What is race? What is identity? What is innocence? What is beauty?
For decades, literature has provided a voice for racial diversity. Many works, including Toni Morrison’s “The Bluest Eye,” Harper Lee’s “To Kill a Mockingbird,” Sherman Alexie’s “The Absolutely True Diary of a Part-Time Indian,” Amy Tan’s “The Joy Luck Club,” and Langston Hughes’s poetry, provide insight into difficult multicultural subjects.
Ohio Northern University’s English Department intends to ease readers’ concerns over multicultural texts in a special reading and discussion event on Feb. 23 at 7 p.m. inside the first floor of Heterick Memorial Library. The event is sponsored by the department’s honorary society, Sigma Tau Delta.
The event is free and open to the Ada public.
Many readers tend to shy away from multicultural texts, primarily because of the unfamiliar territory. Assistant Professor of English, Douglas Dowland, adds to this idea, believing that students fear multicultural texts for a very specific reason.
“I think we’re afraid of reading a text that might make us feel guilty, or saying something that might be misconstrued as offensive,” he explains. “I would say that it’s unfamiliar because we haven’t talked about it enough. And that’s a trap, because if we don’t talk about it, we won’t learn the skills of being able to talk about it. I wouldn’t let any fear detract me from reading some frankly fantastic literature, the sort of literature America is renown in the world for producing.”
Multicultural literature is ingrained in other forms of writing, so it is very difficult to avoid the material and topics. Not only is it found in other writings, it is crucial to one’s identity.

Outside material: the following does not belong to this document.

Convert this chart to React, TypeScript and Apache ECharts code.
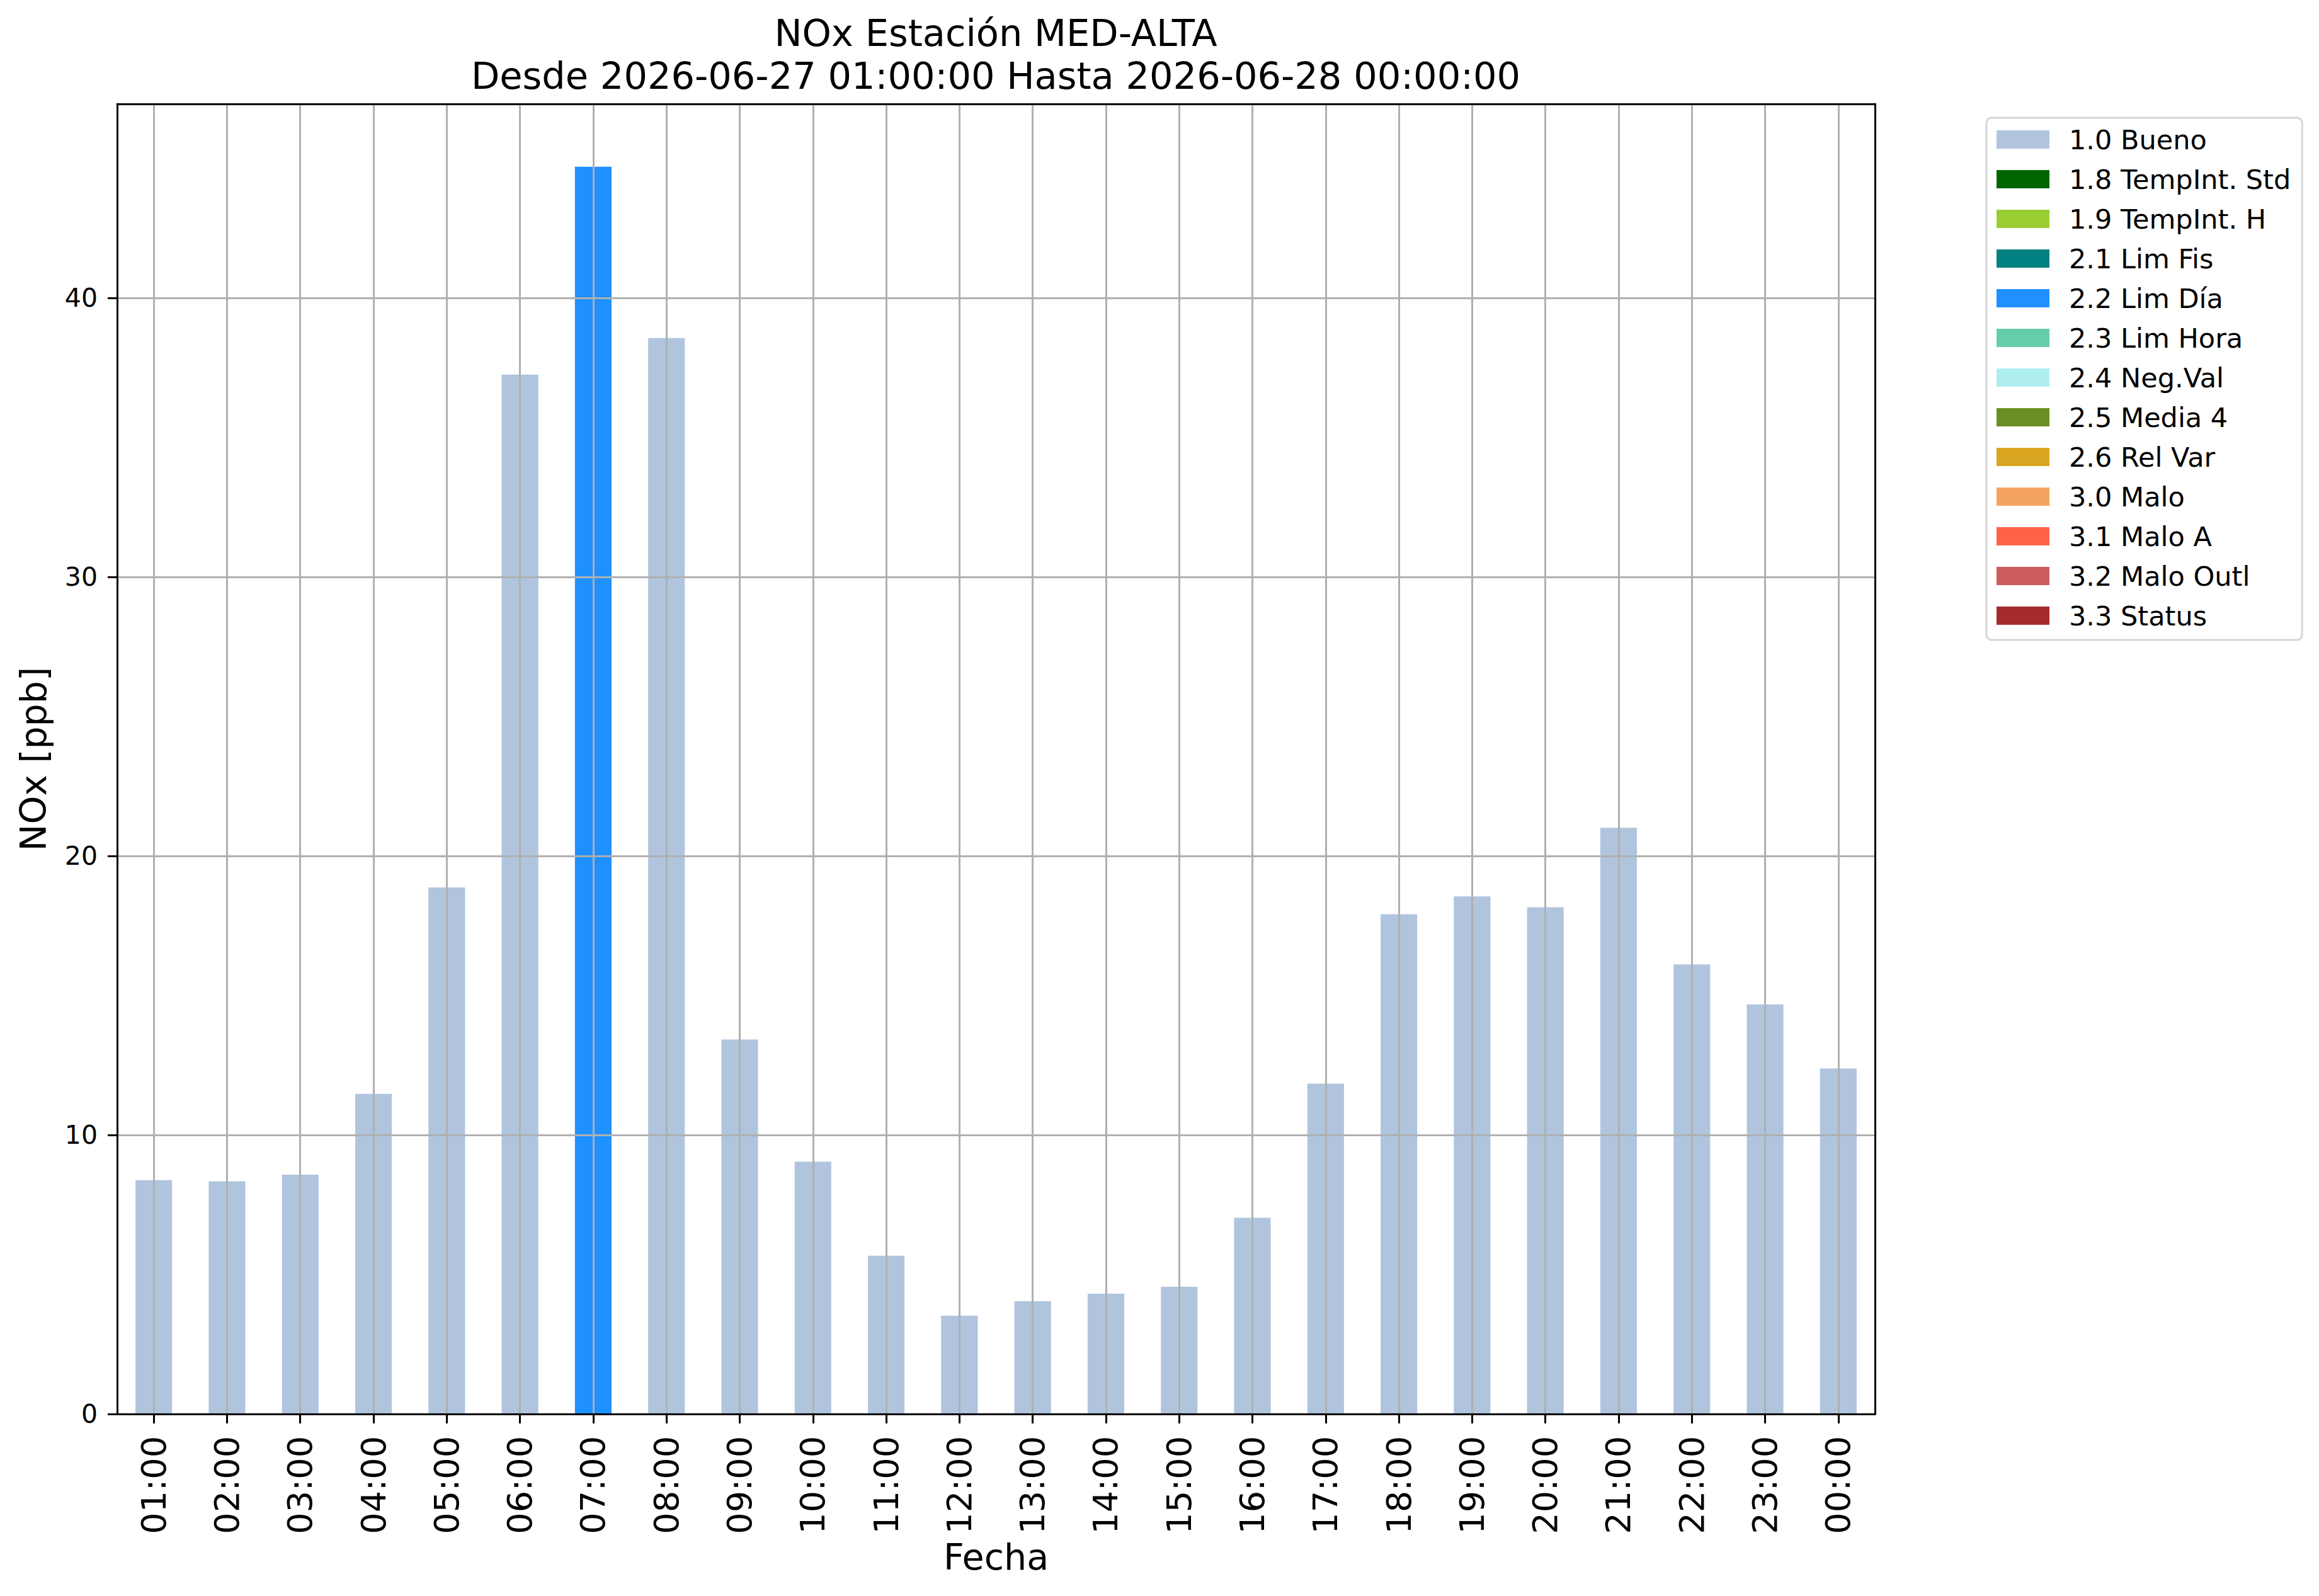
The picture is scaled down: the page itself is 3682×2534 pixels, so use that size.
import React, { useEffect, useRef } from 'react';
import * as echarts from 'echarts';

const hours = ['01:00', '02:00', '03:00', '04:00', '05:00', '06:00', '07:00', '08:00', '09:00', '10:00', '11:00', '12:00', '13:00', '14:00', '15:00', '16:00', '17:00', '18:00', '19:00', '20:00', '21:00', '22:00', '23:00', '00:00'];

const bueno = [8.38, 8.34, 8.58, 11.47, 18.87, 37.25, null, 38.56, 13.42, 9.04, 5.67, 3.52, 4.04, 4.31, 4.56, 7.03, 11.84, 17.91, 18.55, 18.16, 21.01, 16.11, 14.68, 12.38];
const limDia = [null, null, null, null, null, null, 44.7, null, null, null, null, null, null, null, null, null, null, null, null, null, null, null, null, null];
const emptyFlag = [null, null, null, null, null, null, null, null, null, null, null, null, null, null, null, null, null, null, null, null, null, null, null, null];

const flagNames = ['1.0 Bueno', '1.8 TempInt. Std', '1.9 TempInt. H', '2.1 Lim Fis', '2.2 Lim Día', '2.3 Lim Hora', '2.4 Neg.Val', '2.5 Media 4', '2.6 Rel Var', '3.0 Malo', '3.1 Malo A', '3.2 Malo Outl', '3.3 Status'];
const flagColors = ['#B0C4DE', '#006400', '#9ACD32', '#008080', '#1E90FF', '#66CDAA', '#AFEEEE', '#6B8E23', '#DAA520', '#F4A460', '#FF6347', '#CD5C5C', '#A52A2A'];
const flagData: Record<string, (number | null)[]> = {
  '1.0 Bueno': bueno,
  '2.2 Lim Día': limDia,
};

const yTicks = [0, 10, 20, 30, 40];
const yMax = 46.95;

const FONT = 'DejaVu Sans';

export default function App() {
  const ref = useRef<HTMLDivElement>(null);
  useEffect(() => {
    if (!ref.current) return;
    const chart = echarts.init(ref.current, undefined, { renderer: 'svg' });
    const black = '#000';
    chart.setOption({
      animation: false,
      backgroundColor: '#fff',
      textStyle: { fontFamily: FONT },
      title: {
        text: 'NOx Estación MED-ALTA\nDesde 2026-06-27 01:00:00 Hasta 2026-06-28 00:00:00',
        left: 1581,
        top: 18,
        textAlign: 'center',
        padding: 0,
        textStyle: { fontSize: 59, fontWeight: 'normal', color: black, lineHeight: 68, fontFamily: FONT },
      },
      legend: {
        data: flagNames,
        orient: 'vertical',
        left: 3154,
        top: 187,
        padding: [13, 18, 17, 16],
        itemWidth: 84,
        itemHeight: 29,
        itemGap: 20,
        icon: 'rect',
        borderColor: '#d6d6d6',
        borderWidth: 3,
        borderRadius: 8,
        backgroundColor: '#fff',
        selectedMode: false,
        textStyle: { fontSize: 43, fontFamily: FONT, color: black, padding: [0, 0, 0, 26] },
      },
      grid: { left: 186, right: 705, top: 165, bottom: 289, containLabel: false },
      xAxis: [
        {
          type: 'category',
          data: hours,
          boundaryGap: true,
          position: 'bottom',
          z: 6,
          axisLine: { show: true, lineStyle: { color: black, width: 3 } },
          axisTick: { show: true, alignWithLabel: true, interval: 0, length: 15, lineStyle: { color: black, width: 3 } },
          axisLabel: { interval: 0, rotate: 90, margin: 35, fontSize: 54, color: black, fontFamily: FONT },
          splitLine: { show: true, interval: 0, alignWithLabel: true, lineStyle: { color: '#b0b0b0', width: 3 } },
          name: 'Fecha',
          nameLocation: 'middle',
          nameGap: 195,
          nameTextStyle: { fontSize: 57, color: black, fontFamily: FONT },
        },
        {
          type: 'category',
          data: hours,
          position: 'top',
          z: 10,
          axisLine: { show: true, onZero: false, lineStyle: { color: black, width: 3 } },
          axisTick: { show: false },
          axisLabel: { show: false },
          splitLine: { show: false },
        },
      ],
      yAxis: [
        {
          type: 'value',
          min: 0,
          max: yMax,
          interval: 10,
          z: 5,
          axisLine: { show: true, lineStyle: { color: black, width: 3 } },
          axisTick: { show: true, length: 15, customValues: yTicks, lineStyle: { color: black, width: 3 } },
          axisLabel: { customValues: yTicks, margin: 31, fontSize: 41, color: black, fontFamily: FONT },
          splitLine: { show: true, lineStyle: { color: '#b0b0b0', width: 3 } },
          name: 'NOx [ppb]',
          nameLocation: 'middle',
          nameGap: 105,
          nameTextStyle: { fontSize: 57, color: black, fontFamily: FONT },
        },
        {
          type: 'value',
          min: 0,
          max: yMax,
          position: 'right',
          z: 10,
          axisLine: { show: true, onZero: false, lineStyle: { color: black, width: 3 } },
          axisTick: { show: false },
          axisLabel: { show: false },
          splitLine: { show: false },
        },
      ],
      series: flagNames.map((name, i) => ({
        name,
        type: 'bar',
        stack: 'flags',
        barWidth: '50%',
        xAxisIndex: 0,
        yAxisIndex: 0,
        itemStyle: { color: flagColors[i] },
        emphasis: { disabled: true },
        data: flagData[name] || emptyFlag,
      })),
    });
    return () => chart.dispose();
  }, []);
  return <div ref={ref} style={{ position: 'absolute', left: 0, top: 0, width: 3682, height: 2534, background: '#fff' }} />;
}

“We’re living in a nation—and a world—that is increasingly diverse. I think multicultural literature helps us appreciate that diversity, by giving us a sense of what individuals in other cultures go through. The experience may be unique to their culture, but we can likely empathize and see parts of our experience in theirs,” Dowland adds.
These highly enriched cultural moments—of recognizing diversity in literature—provide wisdom to many students to demonstrate respect to others. Multicultural texts are a lesson. They not only teach students about the world around them, but also how they can interact with others.
Tuesday’s reading and discussion could be especially interesting to ONU students studying Language Arts Education [LAE]. Many of these students will become high-school teachers after graduating from ONU. In their professions, they will have to tackle difficult subjects involving race.
“What I have found most successful, in my own teaching experience, is not to shy away from the discussion of the big issue, even if it’s an uncomfortable one,” Dowland comments.
He advises future teachers to start a conversation about race by simply asking students to reflect on the topics.
What does race mean in this text?
This simple question could begin an entire discussion. For some students, the text may not be valuable; for others, the racial topic could be the text to them.
“I’ve found that college students want to talk about these things, they’re just not very experienced at it yet,” Dowland adds.
Sigma Tau Delta offers one reading and discussion per semester during the academic year. These readings give English students an opportunity to perform their craft and skill, similar to music and theatre students performing on a stage.
“We’ll keep hosting them as long as there’s an audience—and there is an audience at ONU for it,” Dowland concludes.